The first draft of the proposed U.S. labor chapter, which was tabled last week, is inadequate. As it stands, working and middle class families are better served by the current Canadian proposal, which will improve wages and working conditions in all three NAFTA countries and calls for an end to anti-worker right-to-work laws here.
It is imperative that NAFTA 2.0 gets it right when it comes to workers’ rights. The pact in its current form doesn’t work. Instead, it subordinates their interests to the bottom-line profit motives of multinational corporations, suppresses wages and labor standards, and contributes to rising inequality.

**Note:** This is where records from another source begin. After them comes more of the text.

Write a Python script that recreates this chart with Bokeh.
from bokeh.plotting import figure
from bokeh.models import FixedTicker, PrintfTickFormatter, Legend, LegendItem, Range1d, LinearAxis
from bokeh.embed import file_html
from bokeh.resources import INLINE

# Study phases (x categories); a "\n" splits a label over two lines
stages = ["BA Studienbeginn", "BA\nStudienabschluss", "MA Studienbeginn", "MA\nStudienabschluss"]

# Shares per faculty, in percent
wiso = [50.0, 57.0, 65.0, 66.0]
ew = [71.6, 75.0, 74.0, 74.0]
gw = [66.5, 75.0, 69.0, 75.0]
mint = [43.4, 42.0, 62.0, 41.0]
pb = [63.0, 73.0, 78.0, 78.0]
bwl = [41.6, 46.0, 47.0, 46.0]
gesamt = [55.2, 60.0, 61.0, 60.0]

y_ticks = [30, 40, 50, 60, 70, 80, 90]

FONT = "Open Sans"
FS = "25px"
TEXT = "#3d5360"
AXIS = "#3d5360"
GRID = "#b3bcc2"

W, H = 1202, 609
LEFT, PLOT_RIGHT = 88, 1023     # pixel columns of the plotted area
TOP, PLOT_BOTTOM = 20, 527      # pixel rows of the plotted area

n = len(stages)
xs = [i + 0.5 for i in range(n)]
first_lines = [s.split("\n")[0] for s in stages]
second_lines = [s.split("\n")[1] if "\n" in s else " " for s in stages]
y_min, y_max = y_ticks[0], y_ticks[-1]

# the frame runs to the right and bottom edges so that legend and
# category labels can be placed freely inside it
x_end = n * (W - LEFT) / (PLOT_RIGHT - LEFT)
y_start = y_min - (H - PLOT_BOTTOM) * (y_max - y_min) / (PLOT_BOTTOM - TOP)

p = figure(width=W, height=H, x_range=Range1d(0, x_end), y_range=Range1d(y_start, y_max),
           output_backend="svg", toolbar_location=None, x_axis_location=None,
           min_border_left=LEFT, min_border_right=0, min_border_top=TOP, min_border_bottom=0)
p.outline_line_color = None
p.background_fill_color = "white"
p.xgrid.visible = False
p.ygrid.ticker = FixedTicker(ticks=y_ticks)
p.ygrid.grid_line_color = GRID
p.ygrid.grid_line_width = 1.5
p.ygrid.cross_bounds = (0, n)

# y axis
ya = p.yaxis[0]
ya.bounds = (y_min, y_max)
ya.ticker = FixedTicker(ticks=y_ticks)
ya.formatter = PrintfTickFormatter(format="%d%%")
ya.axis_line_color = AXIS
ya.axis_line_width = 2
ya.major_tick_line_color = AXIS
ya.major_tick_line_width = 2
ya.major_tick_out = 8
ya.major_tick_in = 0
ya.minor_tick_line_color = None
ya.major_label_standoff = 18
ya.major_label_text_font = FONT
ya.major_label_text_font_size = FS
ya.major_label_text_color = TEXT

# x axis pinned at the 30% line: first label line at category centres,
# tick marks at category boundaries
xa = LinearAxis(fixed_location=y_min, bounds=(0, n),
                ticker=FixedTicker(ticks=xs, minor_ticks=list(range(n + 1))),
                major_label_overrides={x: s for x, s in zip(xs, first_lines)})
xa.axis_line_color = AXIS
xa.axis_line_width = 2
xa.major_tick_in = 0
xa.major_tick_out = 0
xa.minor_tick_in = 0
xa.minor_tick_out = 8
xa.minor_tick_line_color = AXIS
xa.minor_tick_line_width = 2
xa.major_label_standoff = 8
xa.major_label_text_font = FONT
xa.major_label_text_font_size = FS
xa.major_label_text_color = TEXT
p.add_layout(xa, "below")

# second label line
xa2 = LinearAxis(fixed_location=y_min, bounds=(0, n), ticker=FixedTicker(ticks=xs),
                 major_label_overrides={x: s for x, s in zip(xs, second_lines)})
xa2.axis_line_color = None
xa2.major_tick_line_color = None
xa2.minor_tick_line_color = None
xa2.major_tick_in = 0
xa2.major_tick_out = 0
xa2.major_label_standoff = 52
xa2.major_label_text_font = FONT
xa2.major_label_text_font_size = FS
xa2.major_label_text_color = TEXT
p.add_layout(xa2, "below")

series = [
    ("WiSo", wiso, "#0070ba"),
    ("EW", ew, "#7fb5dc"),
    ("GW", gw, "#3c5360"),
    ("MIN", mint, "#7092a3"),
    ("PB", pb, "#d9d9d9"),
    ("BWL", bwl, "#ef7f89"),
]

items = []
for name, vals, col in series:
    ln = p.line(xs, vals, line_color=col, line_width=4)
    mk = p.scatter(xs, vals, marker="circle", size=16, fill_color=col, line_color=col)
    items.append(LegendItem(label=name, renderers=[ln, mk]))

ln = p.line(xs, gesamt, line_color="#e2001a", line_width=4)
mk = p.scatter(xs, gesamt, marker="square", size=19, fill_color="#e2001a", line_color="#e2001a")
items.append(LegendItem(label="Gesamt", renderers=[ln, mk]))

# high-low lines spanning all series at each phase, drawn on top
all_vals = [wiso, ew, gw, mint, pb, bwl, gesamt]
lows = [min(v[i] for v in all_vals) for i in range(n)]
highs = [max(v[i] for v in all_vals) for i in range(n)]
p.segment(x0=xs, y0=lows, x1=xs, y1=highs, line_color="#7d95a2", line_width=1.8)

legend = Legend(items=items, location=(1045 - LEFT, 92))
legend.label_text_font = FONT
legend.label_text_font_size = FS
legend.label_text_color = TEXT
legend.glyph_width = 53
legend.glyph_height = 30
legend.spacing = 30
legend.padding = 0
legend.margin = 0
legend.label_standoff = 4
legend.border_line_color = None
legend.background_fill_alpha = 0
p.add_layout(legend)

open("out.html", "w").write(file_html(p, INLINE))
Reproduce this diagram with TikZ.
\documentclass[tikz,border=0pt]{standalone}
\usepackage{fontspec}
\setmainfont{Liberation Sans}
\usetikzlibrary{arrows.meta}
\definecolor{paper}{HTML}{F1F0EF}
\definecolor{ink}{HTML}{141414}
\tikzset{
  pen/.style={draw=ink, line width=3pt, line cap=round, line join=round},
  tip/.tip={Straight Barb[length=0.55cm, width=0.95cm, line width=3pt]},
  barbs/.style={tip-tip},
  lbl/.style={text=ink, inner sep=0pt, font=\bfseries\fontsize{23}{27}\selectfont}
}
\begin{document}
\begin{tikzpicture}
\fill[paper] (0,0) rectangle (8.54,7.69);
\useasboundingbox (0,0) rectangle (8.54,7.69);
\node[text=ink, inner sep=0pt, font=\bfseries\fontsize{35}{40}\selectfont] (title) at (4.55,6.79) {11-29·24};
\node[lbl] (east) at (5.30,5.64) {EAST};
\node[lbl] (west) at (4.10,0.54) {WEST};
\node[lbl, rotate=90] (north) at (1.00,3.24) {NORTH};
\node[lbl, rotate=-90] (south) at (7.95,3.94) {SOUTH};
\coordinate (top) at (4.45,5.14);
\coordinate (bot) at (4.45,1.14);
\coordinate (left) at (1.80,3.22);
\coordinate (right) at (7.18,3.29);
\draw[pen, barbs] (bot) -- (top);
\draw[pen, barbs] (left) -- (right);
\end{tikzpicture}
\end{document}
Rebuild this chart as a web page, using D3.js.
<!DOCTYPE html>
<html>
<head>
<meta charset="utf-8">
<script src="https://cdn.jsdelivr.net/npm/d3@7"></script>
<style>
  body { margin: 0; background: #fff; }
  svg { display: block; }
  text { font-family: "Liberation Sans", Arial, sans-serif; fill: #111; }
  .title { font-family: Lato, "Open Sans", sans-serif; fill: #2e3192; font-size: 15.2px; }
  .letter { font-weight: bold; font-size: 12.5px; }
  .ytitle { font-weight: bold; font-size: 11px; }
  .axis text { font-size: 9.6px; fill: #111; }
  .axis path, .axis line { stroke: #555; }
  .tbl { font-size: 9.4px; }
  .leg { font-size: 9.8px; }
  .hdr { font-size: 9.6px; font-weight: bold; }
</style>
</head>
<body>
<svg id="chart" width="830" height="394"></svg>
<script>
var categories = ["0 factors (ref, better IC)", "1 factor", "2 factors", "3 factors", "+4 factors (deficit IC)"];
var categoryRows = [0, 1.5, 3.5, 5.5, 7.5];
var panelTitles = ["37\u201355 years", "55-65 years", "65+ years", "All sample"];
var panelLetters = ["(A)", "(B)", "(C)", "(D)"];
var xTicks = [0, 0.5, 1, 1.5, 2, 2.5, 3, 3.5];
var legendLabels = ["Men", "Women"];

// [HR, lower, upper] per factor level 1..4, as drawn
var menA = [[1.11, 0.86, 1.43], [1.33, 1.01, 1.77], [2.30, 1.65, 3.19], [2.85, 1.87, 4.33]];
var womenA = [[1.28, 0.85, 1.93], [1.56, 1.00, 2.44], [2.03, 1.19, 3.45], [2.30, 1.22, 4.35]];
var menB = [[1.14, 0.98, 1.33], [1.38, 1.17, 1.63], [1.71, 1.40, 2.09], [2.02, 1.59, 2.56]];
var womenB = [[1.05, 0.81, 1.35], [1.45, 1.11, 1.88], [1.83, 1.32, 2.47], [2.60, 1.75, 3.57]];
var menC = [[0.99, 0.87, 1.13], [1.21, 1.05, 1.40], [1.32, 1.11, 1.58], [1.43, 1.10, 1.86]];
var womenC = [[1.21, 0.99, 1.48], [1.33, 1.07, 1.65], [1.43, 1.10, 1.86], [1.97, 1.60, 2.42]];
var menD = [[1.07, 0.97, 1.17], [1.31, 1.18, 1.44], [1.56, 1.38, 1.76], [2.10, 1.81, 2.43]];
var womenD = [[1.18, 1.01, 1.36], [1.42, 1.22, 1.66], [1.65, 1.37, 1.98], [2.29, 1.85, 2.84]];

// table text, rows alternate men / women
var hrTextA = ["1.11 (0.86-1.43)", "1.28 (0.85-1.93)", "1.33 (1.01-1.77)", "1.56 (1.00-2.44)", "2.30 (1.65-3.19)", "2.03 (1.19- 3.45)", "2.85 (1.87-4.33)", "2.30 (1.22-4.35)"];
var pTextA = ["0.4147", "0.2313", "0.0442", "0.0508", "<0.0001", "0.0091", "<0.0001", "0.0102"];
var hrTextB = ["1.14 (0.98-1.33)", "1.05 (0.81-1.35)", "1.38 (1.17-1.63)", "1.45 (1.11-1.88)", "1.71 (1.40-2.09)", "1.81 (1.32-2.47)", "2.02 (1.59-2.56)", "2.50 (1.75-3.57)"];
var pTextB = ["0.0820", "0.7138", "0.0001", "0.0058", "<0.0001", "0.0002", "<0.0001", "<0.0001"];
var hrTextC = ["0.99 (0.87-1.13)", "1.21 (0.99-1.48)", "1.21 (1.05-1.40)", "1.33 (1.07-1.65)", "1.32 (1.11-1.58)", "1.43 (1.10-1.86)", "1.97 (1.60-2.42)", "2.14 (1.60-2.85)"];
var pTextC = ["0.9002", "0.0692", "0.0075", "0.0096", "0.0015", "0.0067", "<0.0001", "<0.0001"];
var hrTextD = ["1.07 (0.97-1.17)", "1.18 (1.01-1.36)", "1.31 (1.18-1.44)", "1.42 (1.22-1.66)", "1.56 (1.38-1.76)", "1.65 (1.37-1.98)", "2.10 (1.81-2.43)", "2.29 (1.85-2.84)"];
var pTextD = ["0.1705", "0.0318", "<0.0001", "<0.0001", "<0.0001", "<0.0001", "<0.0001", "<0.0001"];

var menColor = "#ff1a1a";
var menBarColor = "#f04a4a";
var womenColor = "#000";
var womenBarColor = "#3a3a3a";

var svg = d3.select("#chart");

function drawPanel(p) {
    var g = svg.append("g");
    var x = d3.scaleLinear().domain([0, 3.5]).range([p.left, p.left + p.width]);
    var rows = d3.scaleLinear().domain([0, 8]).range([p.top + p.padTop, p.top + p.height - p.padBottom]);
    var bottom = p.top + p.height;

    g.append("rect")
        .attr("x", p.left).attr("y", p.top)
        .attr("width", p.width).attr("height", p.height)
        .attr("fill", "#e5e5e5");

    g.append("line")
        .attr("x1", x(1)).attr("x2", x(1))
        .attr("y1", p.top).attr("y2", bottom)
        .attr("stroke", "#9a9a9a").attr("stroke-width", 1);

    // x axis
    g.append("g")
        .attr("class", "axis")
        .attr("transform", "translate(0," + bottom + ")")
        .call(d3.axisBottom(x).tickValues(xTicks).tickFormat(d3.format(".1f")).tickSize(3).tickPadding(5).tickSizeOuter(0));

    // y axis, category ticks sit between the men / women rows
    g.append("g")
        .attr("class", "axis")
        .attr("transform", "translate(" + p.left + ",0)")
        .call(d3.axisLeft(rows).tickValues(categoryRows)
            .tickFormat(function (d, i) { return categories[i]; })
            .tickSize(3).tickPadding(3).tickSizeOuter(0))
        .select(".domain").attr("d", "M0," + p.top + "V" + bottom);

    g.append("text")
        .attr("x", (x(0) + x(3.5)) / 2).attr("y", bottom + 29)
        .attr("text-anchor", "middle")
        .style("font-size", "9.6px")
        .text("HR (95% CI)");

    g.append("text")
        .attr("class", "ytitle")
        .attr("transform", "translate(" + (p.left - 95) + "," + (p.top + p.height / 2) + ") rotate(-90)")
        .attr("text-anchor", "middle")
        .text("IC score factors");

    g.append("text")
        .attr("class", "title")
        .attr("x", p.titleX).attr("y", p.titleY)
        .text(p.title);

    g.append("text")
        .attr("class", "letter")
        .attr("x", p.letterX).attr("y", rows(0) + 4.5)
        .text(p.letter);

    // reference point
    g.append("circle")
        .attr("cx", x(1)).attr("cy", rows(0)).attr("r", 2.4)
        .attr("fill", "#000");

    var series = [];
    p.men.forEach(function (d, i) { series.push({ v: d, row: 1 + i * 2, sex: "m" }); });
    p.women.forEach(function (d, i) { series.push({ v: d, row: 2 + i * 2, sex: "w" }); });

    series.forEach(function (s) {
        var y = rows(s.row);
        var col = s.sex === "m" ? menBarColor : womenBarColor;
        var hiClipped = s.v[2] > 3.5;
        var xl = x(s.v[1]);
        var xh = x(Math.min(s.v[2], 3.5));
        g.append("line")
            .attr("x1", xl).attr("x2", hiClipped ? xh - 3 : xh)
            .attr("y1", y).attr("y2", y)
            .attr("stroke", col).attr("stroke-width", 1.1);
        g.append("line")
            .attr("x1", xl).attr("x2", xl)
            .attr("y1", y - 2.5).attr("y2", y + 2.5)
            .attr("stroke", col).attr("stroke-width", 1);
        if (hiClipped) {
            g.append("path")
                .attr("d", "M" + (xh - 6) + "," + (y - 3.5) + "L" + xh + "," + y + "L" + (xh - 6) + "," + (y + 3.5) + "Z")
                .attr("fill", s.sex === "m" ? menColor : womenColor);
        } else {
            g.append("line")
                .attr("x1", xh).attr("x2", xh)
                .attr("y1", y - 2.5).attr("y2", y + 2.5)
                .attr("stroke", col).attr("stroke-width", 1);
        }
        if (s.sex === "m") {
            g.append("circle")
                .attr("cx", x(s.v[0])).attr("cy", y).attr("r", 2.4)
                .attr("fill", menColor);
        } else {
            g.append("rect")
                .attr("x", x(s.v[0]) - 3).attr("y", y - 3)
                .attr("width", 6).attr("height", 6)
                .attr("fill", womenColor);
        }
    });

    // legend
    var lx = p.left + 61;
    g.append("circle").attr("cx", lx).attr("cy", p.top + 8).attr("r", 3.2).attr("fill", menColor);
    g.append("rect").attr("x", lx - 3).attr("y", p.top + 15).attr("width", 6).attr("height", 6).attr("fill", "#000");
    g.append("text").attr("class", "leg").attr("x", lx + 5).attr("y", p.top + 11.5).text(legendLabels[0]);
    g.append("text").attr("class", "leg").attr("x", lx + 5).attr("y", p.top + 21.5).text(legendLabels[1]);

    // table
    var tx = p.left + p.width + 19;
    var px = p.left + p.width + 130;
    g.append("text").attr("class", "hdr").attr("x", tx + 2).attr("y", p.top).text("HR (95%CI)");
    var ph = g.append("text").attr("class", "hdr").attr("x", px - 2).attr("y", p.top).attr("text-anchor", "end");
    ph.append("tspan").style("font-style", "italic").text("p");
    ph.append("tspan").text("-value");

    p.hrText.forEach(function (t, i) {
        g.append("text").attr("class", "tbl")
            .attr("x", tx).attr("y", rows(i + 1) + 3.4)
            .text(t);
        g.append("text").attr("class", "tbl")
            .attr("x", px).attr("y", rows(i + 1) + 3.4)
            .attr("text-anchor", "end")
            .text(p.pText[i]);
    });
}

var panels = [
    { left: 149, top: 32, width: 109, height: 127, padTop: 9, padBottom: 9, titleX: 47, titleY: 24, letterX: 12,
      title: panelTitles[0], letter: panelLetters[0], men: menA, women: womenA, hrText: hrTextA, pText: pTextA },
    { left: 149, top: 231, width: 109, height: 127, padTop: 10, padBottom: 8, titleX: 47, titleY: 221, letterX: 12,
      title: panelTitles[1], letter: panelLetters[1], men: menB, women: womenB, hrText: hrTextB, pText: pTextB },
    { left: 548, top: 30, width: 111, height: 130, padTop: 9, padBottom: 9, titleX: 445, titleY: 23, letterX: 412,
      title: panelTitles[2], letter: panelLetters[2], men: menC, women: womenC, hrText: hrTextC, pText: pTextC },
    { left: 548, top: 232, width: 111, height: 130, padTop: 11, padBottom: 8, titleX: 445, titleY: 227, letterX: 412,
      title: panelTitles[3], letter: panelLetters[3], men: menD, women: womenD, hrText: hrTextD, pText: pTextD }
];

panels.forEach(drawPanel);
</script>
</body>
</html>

Michigan has seen firsthand the terrible damage trade deals like NAFTA have brought to this country. More than 161,000 Michigan workers have lost their jobs to offshoring, while 300,000 more manufacturing jobs have been lost since the deal took effect. Members of the UAW’s Local 600 in Dearborn were particularly hard-hit. It is estimated NAFTA has cost the U.S. more than a million jobs. That is unacceptable. It is time to replace NAFTA with a new model of trade that puts the interests of North American workers above those of multinational corporations and foreign investors.
Negotiators head back to Washington to continue talks next week, and there is a lot at stake. It is essential that workers’ interests take precedence over the desires of big business, which is merely looking to further boost their bottom lines over making policy changes that put people first. That’s what real change would look like.
The Teamsters are North America’s supply chain union. With members in long-haul trucking and freight rail, air, at ports and in warehouses, as well as members in manufacturing and food processing, this union has a big stake in trade policy reform. We will be monitoring the modernization of a flawed and failed NAFTA, and fighting to make sure that the new NAFTA works for working families.